Exercise details:
A faithful transcription of all the data is required.

Data in this exercise:
— BEGIN —
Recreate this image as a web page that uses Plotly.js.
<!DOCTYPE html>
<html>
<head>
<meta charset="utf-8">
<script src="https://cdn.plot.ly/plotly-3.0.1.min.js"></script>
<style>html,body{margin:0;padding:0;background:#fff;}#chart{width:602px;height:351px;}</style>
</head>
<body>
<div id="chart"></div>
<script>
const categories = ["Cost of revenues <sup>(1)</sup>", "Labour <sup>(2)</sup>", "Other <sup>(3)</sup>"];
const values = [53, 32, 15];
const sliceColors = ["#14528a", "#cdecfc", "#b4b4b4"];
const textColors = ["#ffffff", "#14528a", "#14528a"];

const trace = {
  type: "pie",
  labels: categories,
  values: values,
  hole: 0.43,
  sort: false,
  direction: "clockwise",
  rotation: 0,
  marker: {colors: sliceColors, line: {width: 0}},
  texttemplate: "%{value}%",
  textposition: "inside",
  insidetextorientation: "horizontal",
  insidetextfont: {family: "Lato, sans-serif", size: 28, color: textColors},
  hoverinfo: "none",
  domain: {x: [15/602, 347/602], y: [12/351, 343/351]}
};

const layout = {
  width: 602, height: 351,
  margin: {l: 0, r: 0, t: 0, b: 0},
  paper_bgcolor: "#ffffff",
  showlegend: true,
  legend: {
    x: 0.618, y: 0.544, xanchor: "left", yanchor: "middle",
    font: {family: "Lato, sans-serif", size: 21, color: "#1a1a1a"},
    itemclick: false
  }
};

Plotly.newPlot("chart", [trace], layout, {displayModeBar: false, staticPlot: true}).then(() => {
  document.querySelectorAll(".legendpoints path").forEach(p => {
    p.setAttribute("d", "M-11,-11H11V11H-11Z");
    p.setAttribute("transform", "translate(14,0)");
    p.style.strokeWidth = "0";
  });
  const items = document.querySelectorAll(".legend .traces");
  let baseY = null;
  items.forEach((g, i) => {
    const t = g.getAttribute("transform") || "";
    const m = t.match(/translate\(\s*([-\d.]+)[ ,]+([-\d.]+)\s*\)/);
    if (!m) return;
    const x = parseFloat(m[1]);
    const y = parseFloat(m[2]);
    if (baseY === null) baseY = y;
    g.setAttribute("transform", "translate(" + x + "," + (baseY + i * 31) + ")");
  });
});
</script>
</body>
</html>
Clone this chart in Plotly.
— END —
Answer below:
Recreate this image as a web page that uses Plotly.js.
<!DOCTYPE html>
<html>
<head>
<meta charset="utf-8">
<script src="https://cdn.plot.ly/plotly-3.0.1.min.js"></script>
<style>html,body{margin:0;padding:0;background:#fff;}#chart{width:602px;height:351px;}</style>
</head>
<body>
<div id="chart"></div>
<script>
const categories = ["Cost of revenues <sup>(1)</sup>", "Labour <sup>(2)</sup>", "Other <sup>(3)</sup>"];
const values = [53, 32, 15];
const sliceColors = ["#14528a", "#cdecfc", "#b4b4b4"];
const textColors = ["#ffffff", "#14528a", "#14528a"];

const trace = {
  type: "pie",
  labels: categories,
  values: values,
  hole: 0.43,
  sort: false,
  direction: "clockwise",
  rotation: 0,
  marker: {colors: sliceColors, line: {width: 0}},
  texttemplate: "%{value}%",
  textposition: "inside",
  insidetextorientation: "horizontal",
  insidetextfont: {family: "Lato, sans-serif", size: 28, color: textColors},
  hoverinfo: "none",
  domain: {x: [15/602, 347/602], y: [12/351, 343/351]}
};

const layout = {
  width: 602, height: 351,
  margin: {l: 0, r: 0, t: 0, b: 0},
  paper_bgcolor: "#ffffff",
  showlegend: true,
  legend: {
    x: 0.618, y: 0.544, xanchor: "left", yanchor: "middle",
    font: {family: "Lato, sans-serif", size: 21, color: "#1a1a1a"},
    itemclick: false
  }
};

Plotly.newPlot("chart", [trace], layout, {displayModeBar: false, staticPlot: true}).then(() => {
  document.querySelectorAll(".legendpoints path").forEach(p => {
    p.setAttribute("d", "M-11,-11H11V11H-11Z");
    p.setAttribute("transform", "translate(14,0)");
    p.style.strokeWidth = "0";
  });
  const items = document.querySelectorAll(".legend .traces");
  let baseY = null;
  items.forEach((g, i) => {
    const t = g.getAttribute("transform") || "";
    const m = t.match(/translate\(\s*([-\d.]+)[ ,]+([-\d.]+)\s*\)/);
    if (!m) return;
    const x = parseFloat(m[1]);
    const y = parseFloat(m[2]);
    if (baseY === null) baseY = y;
    g.setAttribute("transform", "translate(" + x + "," + (baseY + i * 31) + ")");
  });
});
</script>
</body>
</html>
Clone this chart in Plotly.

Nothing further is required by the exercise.